■ **TASK DIRECTIONS**
Give back the full listing verbatim, apart from its images.

■ **DATA EXCERPT**
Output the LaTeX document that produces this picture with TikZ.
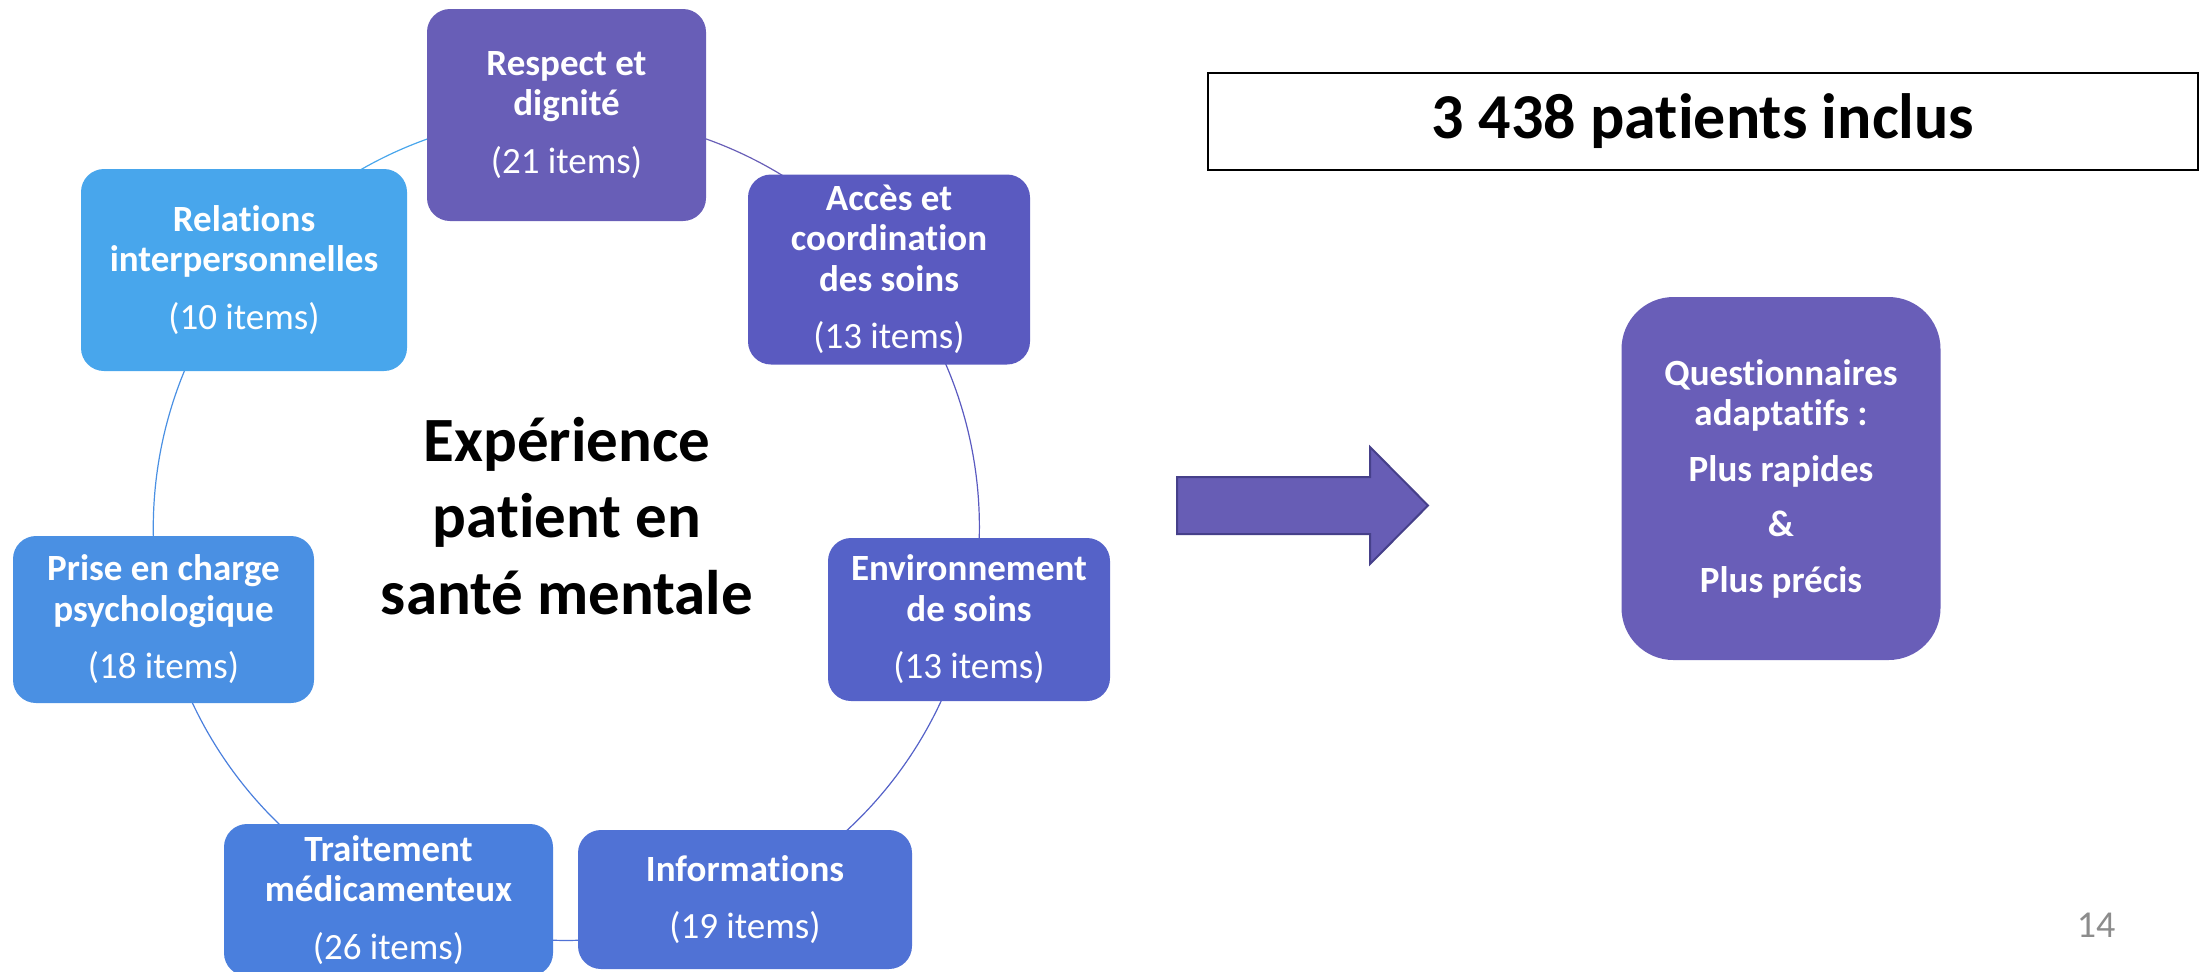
\documentclass[tikz,border=0pt]{standalone}
\usepackage{fontspec}
\setmainfont{Carlito}[Ligatures=NoCommon]
\usetikzlibrary{calc,backgrounds}
\definecolor{cRespect}{HTML}{685EB7}
\definecolor{cAcces}{HTML}{5A5AC0}
\definecolor{cEnv}{HTML}{5562C8}
\definecolor{cInfo}{HTML}{5072D5}
\definecolor{cTrait}{HTML}{4A7FDD}
\definecolor{cPrise}{HTML}{4A90E3}
\definecolor{cRel}{HTML}{48A6EC}
\definecolor{cQuest}{HTML}{695EB8}
\definecolor{cArrow}{HTML}{675DB5}
\definecolor{cArrowB}{HTML}{46408A}
\definecolor{cGray}{HTML}{8C8C8C}
\begin{document}
\begin{tikzpicture}[x=0.5pt,y=-0.5pt,
  box/.style={draw=none, text=white, align=center, inner sep=0pt, rounded corners=11.5pt,
    font=\fontsize{18.5}{20.25}\selectfont\bfseries},
  ring/.style={line width=0.6pt, bend left=25.7, looseness=0.9}
]
\useasboundingbox (0,0) rectangle (2200,971);

% ring of themes
\node[box, fill=cRespect, minimum width=139.5pt, minimum height=106pt] (respect) at (566.5,115)
  {Respect et\\dignité\\[8.5pt]{\mdseries (21 items)}};
\node[box, fill=cAcces, minimum width=141pt, minimum height=95pt] (acces) at (889,269.5)
  {Accès et\\coordination\\des soins\\[8.5pt]{\mdseries (13 items)}};
\node[box, fill=cEnv, minimum width=141pt, minimum height=81.5pt] (env) at (969,619.5)
  {Environnement\\de soins\\[8.5pt]{\mdseries (13 items)}};
\node[box, fill=cInfo, minimum width=167pt, minimum height=69.5pt] (info) at (745,899.5)
  {Informations\\[8.5pt]{\mdseries (19 items)}};
\node[box, fill=cTrait, minimum width=164.5pt, minimum height=76pt] (trait) at (388.5,900)
  {Traitement\\médicamenteux\\[8.5pt]{\mdseries (26 items)}};
\node[box, fill=cPrise, minimum width=150.5pt, minimum height=83.5pt] (prise) at (163.5,619.5)
  {Prise en charge\\psychologique\\[8.5pt]{\mdseries (18 items)}};
\node[box, fill=cRel, minimum width=163pt, minimum height=101pt] (rel) at (244,270)
  {Relations\\interpersonnelles\\[8.5pt]{\mdseries (10 items)}};

\begin{pgfonlayer}{background}
  \draw[ring, cRespect] (respect.center) to (acces.center);
  \draw[ring, cAcces] (acces.center) to (env.center);
  \draw[ring, cEnv] (env.center) to (info.center);
  \draw[ring, cInfo] (info.center) to (trait.center);
  \draw[ring, cTrait] (trait.center) to (prise.center);
  \draw[ring, cPrise] (prise.center) to (rel.center);
  \draw[ring, cRel] (rel.center) to (respect.center);
\end{pgfonlayer}

\node[align=center, inner sep=0pt, font=\fontsize{31.5}{38.25}\selectfont\bfseries] (title) at (567,516)
  {Expérience\\patient en\\santé mentale};

% arrow
\draw[fill=cArrow, draw=cArrowB, line width=1pt]
  (1177,477) -- (1370,477) -- (1370,447) -- (1428,505.5) -- (1370,564) -- (1370,534) -- (1177,534) -- cycle;

% right side
\node[draw=black, line width=1.25pt, minimum width=495pt, minimum height=48.5pt, inner sep=0pt,
  font=\fontsize{32}{38}\selectfont\bfseries] (inclus) at (1703,121.5) {3 438 patients inclus};

\node[box, fill=cQuest, minimum width=159.5pt, minimum height=181.5pt, rounded corners=26pt] (quest) at (1781,478.5)
  {Questionnaires\\adaptatifs :\\[7.5pt]Plus rapides\\[7.5pt]\&\\[7.5pt]Plus précis};

\node[text=cGray, inner sep=0pt, font=\fontsize{19}{22}\selectfont] (page) at (2096,925) {14};
\end{tikzpicture}
\end{document}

■ **ANSWER TO THIS EXERCISE**
Output the LaTeX document that produces this picture with TikZ.
\documentclass[tikz,border=0pt]{standalone}
\usepackage{fontspec}
\setmainfont{Carlito}[Ligatures=NoCommon]
\usetikzlibrary{calc,backgrounds}
\definecolor{cRespect}{HTML}{685EB7}
\definecolor{cAcces}{HTML}{5A5AC0}
\definecolor{cEnv}{HTML}{5562C8}
\definecolor{cInfo}{HTML}{5072D5}
\definecolor{cTrait}{HTML}{4A7FDD}
\definecolor{cPrise}{HTML}{4A90E3}
\definecolor{cRel}{HTML}{48A6EC}
\definecolor{cQuest}{HTML}{695EB8}
\definecolor{cArrow}{HTML}{675DB5}
\definecolor{cArrowB}{HTML}{46408A}
\definecolor{cGray}{HTML}{8C8C8C}
\begin{document}
\begin{tikzpicture}[x=0.5pt,y=-0.5pt,
  box/.style={draw=none, text=white, align=center, inner sep=0pt, rounded corners=11.5pt,
    font=\fontsize{18.5}{20.25}\selectfont\bfseries},
  ring/.style={line width=0.6pt, bend left=25.7, looseness=0.9}
]
\useasboundingbox (0,0) rectangle (2200,971);

% ring of themes
\node[box, fill=cRespect, minimum width=139.5pt, minimum height=106pt] (respect) at (566.5,115)
  {Respect et\\dignité\\[8.5pt]{\mdseries (21 items)}};
\node[box, fill=cAcces, minimum width=141pt, minimum height=95pt] (acces) at (889,269.5)
  {Accès et\\coordination\\des soins\\[8.5pt]{\mdseries (13 items)}};
\node[box, fill=cEnv, minimum width=141pt, minimum height=81.5pt] (env) at (969,619.5)
  {Environnement\\de soins\\[8.5pt]{\mdseries (13 items)}};
\node[box, fill=cInfo, minimum width=167pt, minimum height=69.5pt] (info) at (745,899.5)
  {Informations\\[8.5pt]{\mdseries (19 items)}};
\node[box, fill=cTrait, minimum width=164.5pt, minimum height=76pt] (trait) at (388.5,900)
  {Traitement\\médicamenteux\\[8.5pt]{\mdseries (26 items)}};
\node[box, fill=cPrise, minimum width=150.5pt, minimum height=83.5pt] (prise) at (163.5,619.5)
  {Prise en charge\\psychologique\\[8.5pt]{\mdseries (18 items)}};
\node[box, fill=cRel, minimum width=163pt, minimum height=101pt] (rel) at (244,270)
  {Relations\\interpersonnelles\\[8.5pt]{\mdseries (10 items)}};

\begin{pgfonlayer}{background}
  \draw[ring, cRespect] (respect.center) to (acces.center);
  \draw[ring, cAcces] (acces.center) to (env.center);
  \draw[ring, cEnv] (env.center) to (info.center);
  \draw[ring, cInfo] (info.center) to (trait.center);
  \draw[ring, cTrait] (trait.center) to (prise.center);
  \draw[ring, cPrise] (prise.center) to (rel.center);
  \draw[ring, cRel] (rel.center) to (respect.center);
\end{pgfonlayer}

\node[align=center, inner sep=0pt, font=\fontsize{31.5}{38.25}\selectfont\bfseries] (title) at (567,516)
  {Expérience\\patient en\\santé mentale};

% arrow
\draw[fill=cArrow, draw=cArrowB, line width=1pt]
  (1177,477) -- (1370,477) -- (1370,447) -- (1428,505.5) -- (1370,564) -- (1370,534) -- (1177,534) -- cycle;

% right side
\node[draw=black, line width=1.25pt, minimum width=495pt, minimum height=48.5pt, inner sep=0pt,
  font=\fontsize{32}{38}\selectfont\bfseries] (inclus) at (1703,121.5) {3 438 patients inclus};

\node[box, fill=cQuest, minimum width=159.5pt, minimum height=181.5pt, rounded corners=26pt] (quest) at (1781,478.5)
  {Questionnaires\\adaptatifs :\\[7.5pt]Plus rapides\\[7.5pt]\&\\[7.5pt]Plus précis};

\node[text=cGray, inner sep=0pt, font=\fontsize{19}{22}\selectfont] (page) at (2096,925) {14};
\end{tikzpicture}
\end{document}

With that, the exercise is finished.